Ich lese in diesem Forum manches über Bildungsfeindlichkeit in der NAK. Manche verweisen auf Einschränkungen und auf seltsame Begründungen von Eltern und Amtsträgern und klagen, dass sie in Sachen Schule/Bildung durch die NAK behindert wurden und dass die NAK unter anderem deshalb fürchterlich sei. Im Kreis der mir bekannten neuap. Menschen sehe ich, dass es kaum jemanden gibt, der nach 1945 geboren wurde und nicht Abitur gemacht und studiert hat. Wenn ich mir in den Wohngegenden dieser Menschen die Amtsträger auf Gemeinde- und Bezirksebene anschaue, dann sehe ich, dass es da in unterschiedlichen Altersstufen fast alles gibt: in der einen Gemeinde ist ein so genannter "einfacher Mann" (und er ist wirklich lieb und schlicht) Gemeindevorsteher und ein Medizinprofessor und ein Informatiker sind Priester. In einem anderen Bezirk ist ein Bezirksältester im Zivilberuf Oberstudiendirektor, der Gemeindevorsteher Oberstudienrat und ein Priester ungelernter Arbeiter. Man hat da die ganze soziale Wirklichkeit. Und wenn ich beispielsweise die offizielle Kirchenseite NAK Mitteldeutschland anschaue, sehe ich, dass die dort vorgestellten, nicht mehr ganz jungen Herren der Kirchenleitung - also die Apostel dieser NAK-Gebietskirche - ausnahmslos "studierte Leute" sind (wenn ich das richtig erinnere).
Was soll ich denn dann davon halten, wenn X und Y kritisch mit dem Argument "Bildungsfeindlichkeit" kommen?
Ich meine, dass eine auf die NAK in Deutschland gerichtete empirische Bildungsforschung zeigen würde, dass es in der Untersuchungsgruppe NAK ein Bemühen um eine "ordentliche Ausbildung" einschließlich Hochschulen gegeben hat und gibt, das über dem Bundesdurchschnitt liegt. Ein solches Ergebnis würde nicht zu den Beschreibungen der Ablehnungen von Schule und Bildung durch die Kritiker passen.

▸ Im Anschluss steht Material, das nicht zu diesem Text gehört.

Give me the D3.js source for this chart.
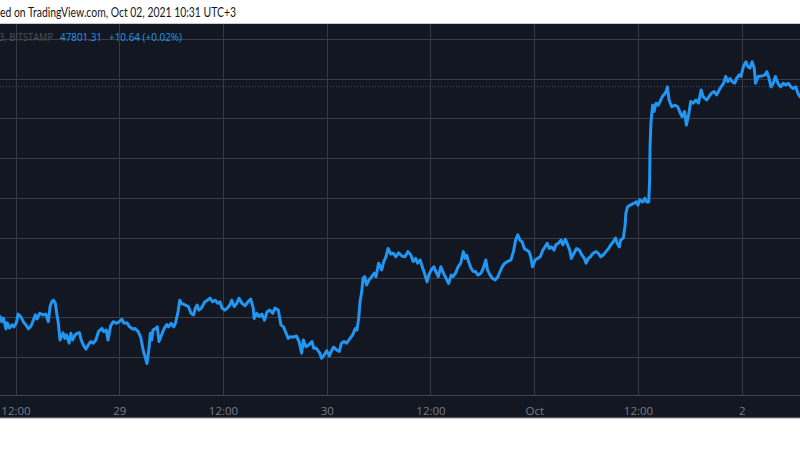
<!DOCTYPE html>
<html><head><meta charset="utf-8">
<script src="https://cdn.jsdelivr.net/npm/d3@7"></script>
<style>html,body{margin:0;padding:0;background:#fff;overflow:hidden}svg{display:block}</style>
</head><body>
<svg id="c" width="800" height="450"></svg>
<script>
// ---- data (hours since 2021-09-28 00:00, price USD) ----
const btc = [
[10.2,42020],[10.4,41890],[10.6,41980],[10.9,41710],[11.05,41860],[11.3,41730],[11.6,41810],[11.8,41760],[12.1,41860],[12.3,42080],[12.6,42020],[12.9,41890],[13.2,41810],[13.5,41710],[13.8,41780],[14.0,41890],[14.3,42060],[14.5,41960],[14.8,42100],[15.2,42060],[15.5,42080],[15.8,41890],[16.0,42270],[16.2,42390],[16.4,42430],[16.6,42360],[16.8,42060],[16.95,41860],[17.15,41430],[17.3,41510],[17.5,41610],[17.7,41470],[17.9,41560],[18.2,41350],[18.4,41600],[18.6,41430],[18.9,41560],[19.15,41600],[19.4,41610],[19.6,41430],[19.85,41300],[20.15,41200],[20.4,41300],[20.7,41390],[21.0,41350],[21.3,41430],[21.6,41640],[22.0,41720],[22.2,41640],[22.5,41680],[22.7,41430],[23.0,41780],[23.3,41890],[23.7,41850],[24.0,41890],[24.3,41950],[24.55,41850],[24.9,41860],[25.2,41760],[25.6,41700],
[25.8,41720],[26.2,41640],[26.5,41480],[26.8,41140],[27.0,41010],[27.2,40840],[27.4,41140],[27.6,41600],[27.75,41430],[27.9,41680],[28.2,41720],[28.4,41760],[28.6,41390],[28.9,41560],[29.2,41720],[29.5,41820],[29.7,41760],[30.0,41850],[30.3,41760],[30.5,41850],[30.8,42140],[31.0,42430],[31.2,42350],[31.6,42310],[32.0,42270],[32.3,42100],[32.6,42060],[32.8,42230],[33.0,42310],[33.2,42180],[33.5,42230],[33.9,42390],[34.2,42430],[34.5,42480],[34.8,42390],[35.1,42430],[35.4,42350],[35.65,42390],[35.9,42230],[36.2,42180],[36.5,42230],[36.8,42310],[37.0,42430],[37.3,42270],[37.6,42350],[37.85,42480],[38.2,42350],[38.55,42290],[38.9,42390],[39.2,42460],[39.5,42230],[39.6,41970],[39.9,42100],[40.2,42020],[40.5,42080],[40.8,41930],[41.1,42140],[41.4,42180],
[41.75,42100],[42.0,42230],[42.4,42180],[42.7,41810],[43.0,41760],[43.3,41600],[43.55,41470],[43.8,41510],[44.1,41500],[44.5,41530],[44.8,41390],[45.1,41100],[45.3,41430],[45.6,41260],[45.9,41300],[46.3,41390],[46.5,41220],[46.8,41220],[47.2,41100],[47.4,40970],[47.7,41050],[48.0,41160],[48.3,41030],[48.6,41180],[48.8,41250],[49.15,41180],[49.45,41140],[49.7,41350],[50.0,41390],[50.3,41350],[50.7,41470],[51.0,41560],[51.3,41720],[51.5,41680],[51.7,41980],[51.85,42390],[52.05,42640],[52.2,42980],[52.4,43020],[52.6,42810],[52.9,42940],[53.2,43020],[53.5,43110],[53.7,43020],[54.0,43360],[54.2,43270],[54.35,43190],[54.6,43400],[54.85,43520],[55.1,43730],[55.4,43590],[55.7,43610],[56.0,43520],[56.3,43620],[56.7,43540],[57.05,43520],
[57.4,43650],[57.75,43560],[58.0,43400],[58.3,43480],[58.5,43360],[58.8,43440],[59.05,43270],[59.3,43110],[59.6,42890],[59.8,43060],[60.1,43190],[60.4,43270],[60.7,43110],[60.9,43020],[61.2,43270],[61.5,43110],[61.8,42980],[62.1,42850],[62.4,43060],[62.6,43020],[62.9,43110],[63.2,43270],[63.5,43360],[63.8,43650],[64.0,43480],[64.2,43560],[64.4,43400],[64.7,43230],[64.95,43150],[65.2,43150],[65.5,43060],[65.85,43110],[66.1,43230],[66.4,43440],[66.6,43190],[66.9,43060],[67.15,42980],[67.5,42940],[67.8,43020],[68.05,43150],[68.3,43270],[68.6,43360],[68.9,43400],[69.3,43440],[69.6,43650],[69.85,43940],[70.1,44070],[70.35,43940],[70.6,43900],[70.85,43730],[71.1,43690],[71.4,43650],[71.6,43520],[71.8,43270],[72.1,43440],[72.4,43480],[72.7,43520],
[73.0,43690],[73.25,43770],[73.5,43860],[73.75,43730],[74.0,43770],[74.3,43690],[74.5,43820],[74.8,43860],[75.1,43940],[75.3,43820],[75.6,43960],[75.8,43860],[76.1,43690],[76.3,43480],[76.6,43610],[76.9,43730],[77.2,43690],[77.5,43570],[77.8,43480],[78.0,43360],[78.25,43480],[78.5,43520],[78.8,43610],[79.15,43650],[79.4,43610],[79.7,43520],[80.0,43570],[80.3,43650],[80.6,43730],[80.85,43820],[81.15,43900],[81.4,43990],[81.6,43860],[81.85,43770],[82.0,43940],[82.3,43990],[82.5,44280],[82.6,44610],[82.8,44780],[83.1,44820],[83.5,44860],[83.8,44900],[84.0,44820],[84.2,44950],[84.55,44900],[84.8,44990],[85.0,44900],[85.25,44900],[85.35,45450],[85.4,46290],[85.5,46870],[85.6,47130],[85.7,47330],[85.85,47170],[86.1,47380],[86.35,47330],[86.55,47420],[86.8,47540],[87.0,47590],[87.25,47670],[87.4,47790],[87.6,47460],[87.9,47290],[88.3,47330],
[88.6,47290],[88.9,47130],[89.1,47040],[89.4,47170],[89.6,46830],[89.9,47130],[90.1,47420],[90.4,47380],[90.7,47460],[91.0,47380],[91.3,47710],[91.55,47540],[91.95,47460],[92.2,47540],[92.5,47630],[92.8,47670],[93.1,47590],[93.4,47710],[93.6,47790],[93.9,47880],[94.15,48050],[94.4,47920],[94.65,48000],[94.9,47920],[95.2,47880],[95.4,48000],[95.7,48090],[95.9,48050],[96.2,48300],[96.5,48420],[96.7,48300],[96.95,48260],[97.2,48420],[97.45,48260],[97.6,47880],[97.9,48050],[98.3,48060],[98.7,48090],[98.9,48170],[99.1,48050],[99.4,47790],[99.65,47880],[99.9,48050],[100.2,47880],[100.5,47790],[100.8,47880],[101.1,47840],[101.4,47880],[101.7,47790],[101.95,47750],[102.25,47790],[102.5,47630],[102.74,47540]
];
const tickHours = [12, 24, 36, 48, 60, 72, 84, 96];
const tickLabels = ["12:00", "29", "12:00", "30", "12:00", "Oct", "12:00", "2"];
const priceGrid = [41000, 42000, 43000, 44000, 45000, 46000, 47000, 48000, 49000];
const lastPrice = 47801.31;
const headerText = "ed on TradingView.com, Oct 02, 2021 10:31 UTC+3";
const symbolText = "3, BITSTAMP";
const priceText = "47801.31";
const changeText = "+10.64 (+0.02%)";

// ---- drawing ----
const base = Date.UTC(2021, 8, 28);
const toDate = h => new Date(base + h * 3600e3);
const svg = d3.select("#c");
const W = 800, panelTop = 23.5, axisY = 395.5, panelBottom = 418;
const x = d3.scaleUtc().domain([toDate(12), toDate(96)]).range([15.5, 741.7]);
const y = d3.scaleLinear().domain([40000, 49000]).range([396.9, 38.7]);

svg.append("rect").attr("x",0).attr("y",0).attr("width",W).attr("height",450).attr("fill","#fff");
svg.append("rect").attr("x",0).attr("y",panelTop).attr("width",W).attr("height",panelBottom-panelTop).attr("fill","#131722");
svg.append("line").attr("x1",0).attr("x2",W).attr("y1",panelTop).attr("y2",panelTop).attr("stroke","#c9cbd1").attr("stroke-width",1);
svg.append("line").attr("x1",0).attr("x2",W).attr("y1",panelBottom).attr("y2",panelBottom).attr("stroke","#9a9ca3").attr("stroke-width",1.2);

// clip for plot
svg.append("clipPath").attr("id","plot").append("rect").attr("x",0).attr("y",panelTop+0.5).attr("width",W).attr("height",axisY-panelTop-0.5);

const grid = svg.append("g").attr("clip-path","url(#plot)");
grid.selectAll("line.h").data(priceGrid).join("line")
  .attr("x1",0).attr("x2",W)
  .attr("y1",d=>Math.round(y(d))+0.5).attr("y2",d=>Math.round(y(d))+0.5)
  .attr("stroke","#3a3e49").attr("stroke-width",1);
grid.selectAll("line.v").data(tickHours).join("line")
  .attr("x1",d=>Math.round(x(toDate(d)))+0.5).attr("x2",d=>Math.round(x(toDate(d)))+0.5)
  .attr("y1",panelTop).attr("y2",axisY)
  .attr("stroke","#363a45").attr("stroke-width",1);

// last price dotted line
grid.append("line").attr("x1",0).attr("x2",W)
  .attr("y1",Math.round(y(lastPrice))+0.5).attr("y2",Math.round(y(lastPrice))+0.5)
  .attr("stroke","#2196f3").attr("stroke-opacity",0.5).attr("stroke-width",1).attr("stroke-dasharray","1,2");

// axis
const xAxis = d3.axisBottom(x)
  .tickValues(tickHours.map(toDate))
  .tickFormat((d,i)=>tickLabels[i])
  .tickSize(0).tickPadding(11);
const ax = svg.append("g").attr("transform",`translate(0,${axisY})`).call(xAxis);
ax.select(".domain").attr("stroke","#434651").attr("d",`M0,0H${W}`);
ax.selectAll("text").attr("fill","#787b86").attr("font-family","Open Sans, sans-serif").attr("font-size","11.5px");

// price line
const line = d3.line().x(d=>x(toDate(d[0]))).y(d=>y(d[1])).curve(d3.curveLinear);
svg.append("path").datum(btc).attr("clip-path","url(#plot)")
  .attr("d",line).attr("fill","none").attr("stroke","#2196f3")
  .attr("stroke-width",3).attr("stroke-linejoin","round").attr("stroke-linecap","round");

// header
svg.append("text").attr("x",0).attr("y",17).text(headerText)
  .attr("fill","#131722").attr("font-family","Lato, sans-serif").attr("font-size","13px")
  .attr("textLength",236).attr("lengthAdjust","spacingAndGlyphs");

// legend
const lg = svg.append("g").attr("font-family","Open Sans, sans-serif").attr("font-size","11px");
lg.append("text").attr("x",-1).attr("y",40.5).text(symbolText).attr("fill","#4c4f59")
  .attr("textLength",54).attr("lengthAdjust","spacingAndGlyphs");
lg.append("text").attr("x",60).attr("y",40.5).text(priceText).attr("fill","#2196f3")
  .attr("textLength",42).attr("lengthAdjust","spacingAndGlyphs");
lg.append("text").attr("x",109).attr("y",40.5).text(changeText).attr("fill","#2196f3")
  .attr("textLength",73).attr("lengthAdjust","spacingAndGlyphs");
</script>
</body></html>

Auf anderen Gebieten könnte es - das vermute ich - ähnliche Differenzen geben. Es würde sich evtl. zeigen, dass die NAK "als Ganzes" anders ist, als sie von vielen Kritikern beschrieben wird, was aber nicht heißt, dass es die von den Kritikern beschriebenen Erlebnisse nicht gibt und dass ihre Erfahrungen belanglos sind. Die Berichte sind auch zu respektieren. Aber die Kritiker haben - so mein Eindruck - Schwierigkeiten, zur Kenntnis nehmen, dass die NAK nicht nur so ist, wie sie diese Kirche beschreiben. Die Vorstellung, dass allein die Kritiker diese Kirche richtig verstehen, halte ich für abwegig. Manchmal habe ich auch den Eindruck, dass einige Kritiker argumentativ nicht erreichbar sind. Sie brauchen zum Schutz ihres Selbstbildes ihr negatives Kirchenbild. Mich erinnern manche Kritiker an Menschen aus der NAK, die vor lauter Seligkeit von einem Glaubenshöhepunkt zum anderen taumeln - aber mit umgekehrten Vorzeichen. Die einen wollen missionarisch die Welt erlösen. Die anderen wollen missionarisch vor einer Kirche warnen und sind dabei vielfach so arrogant und geistig unbeweglich, wie manche 150 % überzeugte neuap. Frauen oder Männer.
Die ganze NAK ist - wie oben erwähnt - mehr als die Summe der Einzelfälle. Und da beobachte ich, dass die NAK "als Ganzes" eine in vielen Hinsichten schwer verständliche Religions- oder Glaubensgemeinschaft ist. Sie ist nicht nur so und nur so. Sie ist so und so. Und sie ist wirklich nicht einfach zu beschreiben. Wahrscheinlich versteht diese Kirche sich selber nicht.
Unter anderem deshalb frage ich auch oft, warum Menschen und welche Menschen (!) in dieser Kirche sind. Aber das ist ein anderes Thema - und eine Antwort darauf bekommt man hier nicht. Hier kann ich aber Spekulationen darüber lesen, ob ich Richard Fehr bin und was man mir zahlt. Liebe Leute - ich fasse mich manchmal an den Kopf und frage mich, was ich hier "zu suchen" habe.